Note that the MLE for the mean under the correct specification is biased, with a downward bias.

Solution 2:

This may be useful (adapted from "Theory of Point Estimation" 2e by Lehmann and Casella, Section 2.5 on the Information Inequality)

Assume the parameter lives in $\Omega$ which is an open interval (could be infinite), such that $P_\theta$ has common support $A$ independent of $\theta$ and $\frac{\partial p_\theta (x)}{\partial \theta}$ exists and is finite for any $x\in A$ and $\theta in \Omega$.

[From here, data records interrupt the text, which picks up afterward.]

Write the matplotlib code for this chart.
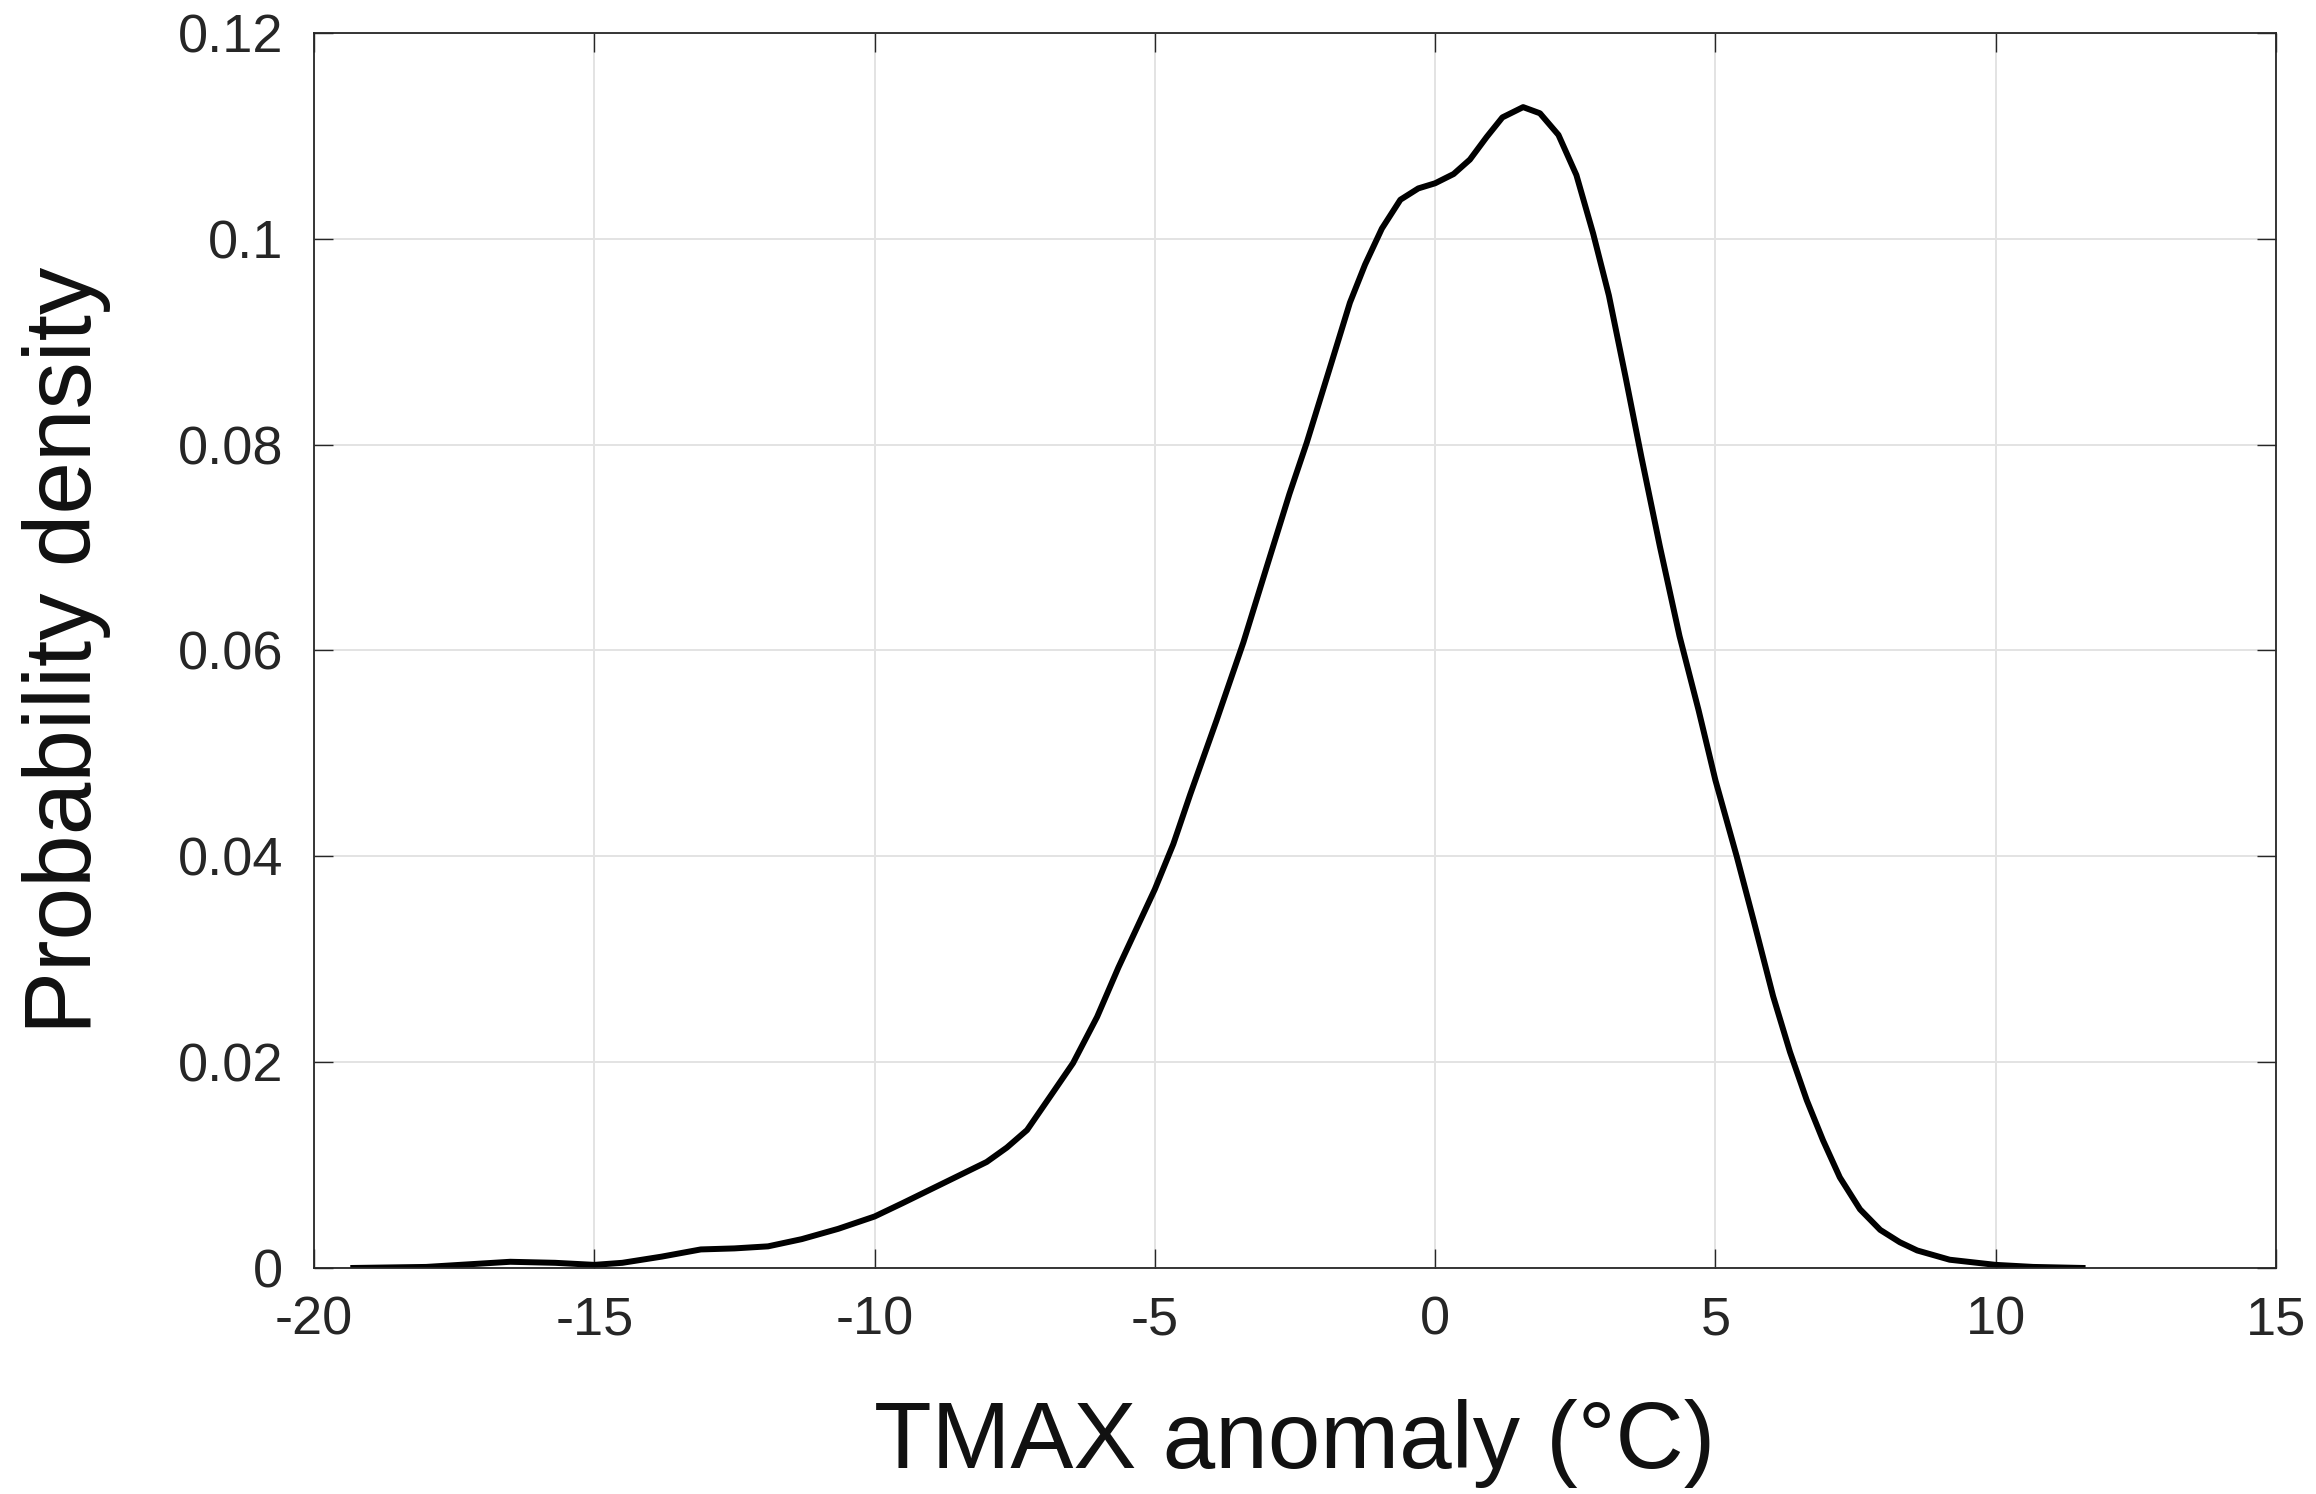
import numpy as np
import matplotlib
matplotlib.use("Agg")
import matplotlib.pyplot as plt

plt.rcParams['font.family'] = ['Liberation Sans', 'DejaVu Sans']

# kernel density estimate of TMAX anomaly
anomaly = [-19.3, -18.0, -16.5, -15.7, -15.0, -14.5, -13.8, -13.1, -12.5, -11.9,
           -11.3, -10.65, -10.0, -9.5, -8.6, -8.0, -7.64, -7.28, -6.85, -6.46,
           -6.03, -5.65, -5.0, -4.67, -4.37, -3.9, -3.42, -3.0, -2.6, -2.29,
           -1.87, -1.52, -1.25, -0.95, -0.62, -0.3, 0.0, 0.33, 0.62, 0.92,
           1.2, 1.57, 1.87, 2.2, 2.52, 2.82, 3.1, 3.4, 3.68, 4.01,
           4.36, 4.7, 5.0, 5.38, 5.68, 6.03, 6.33, 6.63, 6.92, 7.22,
           7.58, 7.94, 8.29, 8.6, 9.18, 10.0, 10.67, 11.55]
density = [0.0, 0.0001, 0.0006, 0.0005, 0.0003, 0.0005, 0.0011, 0.0018, 0.0019, 0.0021,
           0.0028, 0.0038, 0.0050, 0.0063, 0.0087, 0.0103, 0.0117, 0.0134, 0.0168, 0.0199,
           0.0244, 0.0292, 0.0368, 0.0412, 0.0460, 0.0532, 0.0608, 0.0682, 0.0752, 0.0802,
           0.0876, 0.0938, 0.0975, 0.1010, 0.1038, 0.1049, 0.1054, 0.1063, 0.1077, 0.1099,
           0.1118, 0.1128, 0.1122, 0.1101, 0.1062, 0.1005, 0.0945, 0.0865, 0.0788, 0.0701,
           0.0614, 0.0542, 0.0474, 0.0400, 0.0338, 0.0264, 0.0210, 0.0163, 0.0124, 0.0088,
           0.0057, 0.0037, 0.0025, 0.0017, 0.0008, 0.0003, 0.0001, 0.0]

xticks = [-20, -15, -10, -5, 0, 5, 10, 15]
yticks = [0, 0.02, 0.04, 0.06, 0.08, 0.1, 0.12]
ytick_labels = ['0', '0.02', '0.04', '0.06', '0.08', '0.1', '0.12']

fig = plt.figure(figsize=(23.16, 14.94), dpi=100)
ax = fig.add_axes([0.1356, 0.1513, 0.8471, 0.8266])

ax.plot(anomaly, density, color='black', lw=4.3, solid_joinstyle='round')

ax.set_xlim(-20, 15)
ax.set_ylim(0, 0.12)
ax.set_xticks(xticks)
ax.set_xticklabels([str(t) for t in xticks])
ax.set_yticks(yticks)
ax.set_yticklabels(ytick_labels)

ax.grid(True, color='#e3e3e3', lw=1.4)
ax.set_axisbelow(True)
for s in ax.spines.values():
    s.set_color('#262626')
    s.set_linewidth(1.3)
ax.tick_params(direction='in', length=14, width=1, color='#262626',
               top=True, right=True, labelsize=39, labelcolor='#262626')
ax.tick_params(axis='x', pad=20)
ax.tick_params(axis='y', pad=22)

ax.set_xlabel('TMAX anomaly (°C)', fontsize=68, labelpad=38, color='#111111')
ax.set_ylabel('Probability density', fontsize=68, labelpad=48, color='#111111')

fig.savefig('out.png', dpi=100)
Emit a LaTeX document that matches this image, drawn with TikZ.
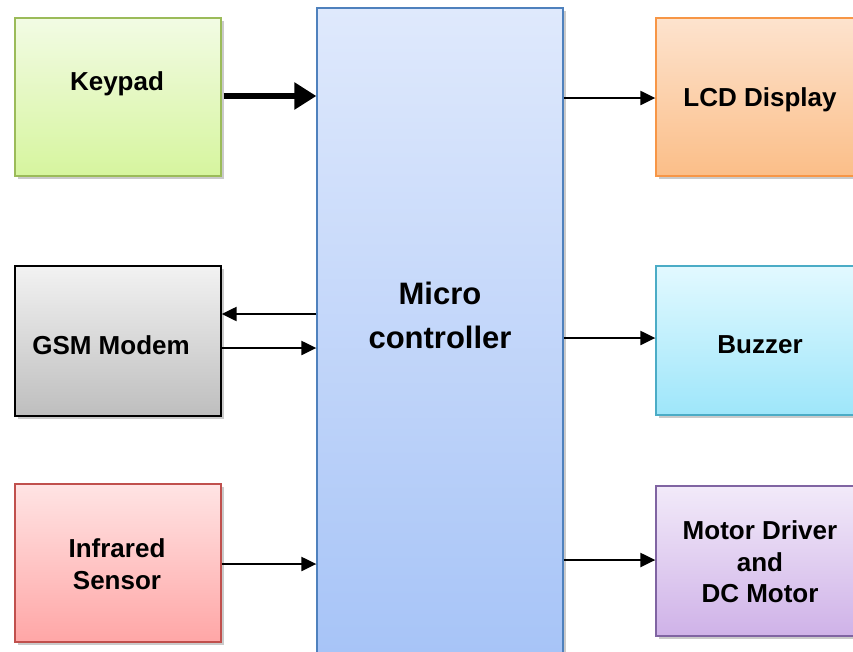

Theorem (similar to 2.5.12): Assume $\delta$ is an unbiased estimator of $\theta$ with finite variance under any $\theta \in \Omega$. Then, $\delta$ attains the CRLB iff there exists a cont. differentiable function $\phi(\theta)$ such that $p_\theta (x) = C(\theta) e^{\psi(\theta) \delta(x)} h(x)$ is a density (i.e. $p_\theta$ constitutes an exponential family).

There are some other similar theorems cited in the same section.


Consider a symmetric distribution supported on $(-1/2,1/2)$, $f(x)$ which is sufficiently smooth with unique peak at $0$. Then, for $\theta \in \mathbb{R}$, consider the family of distributions $p_\theta (x) = f(x - \theta)$. The Fisher information is $\int_{-1/2}^{1/2} \left( \frac{f'(x)}{f(x)}\right)^2 f(x) dx$.

Consider the one sample case. The MLE is the sample you observe, so we need to see if $var(X) > \frac{1}{\int_{-1/2}^{1/2} \left( \frac{f'(x)}{f(x)}\right)^2 f(x) dx}$.

Consider $f(x) = -6(x+1/2)*(x-1/2)$ on $(-1/2,1/2)$. The LHS is 1/20. The RHS is $0$.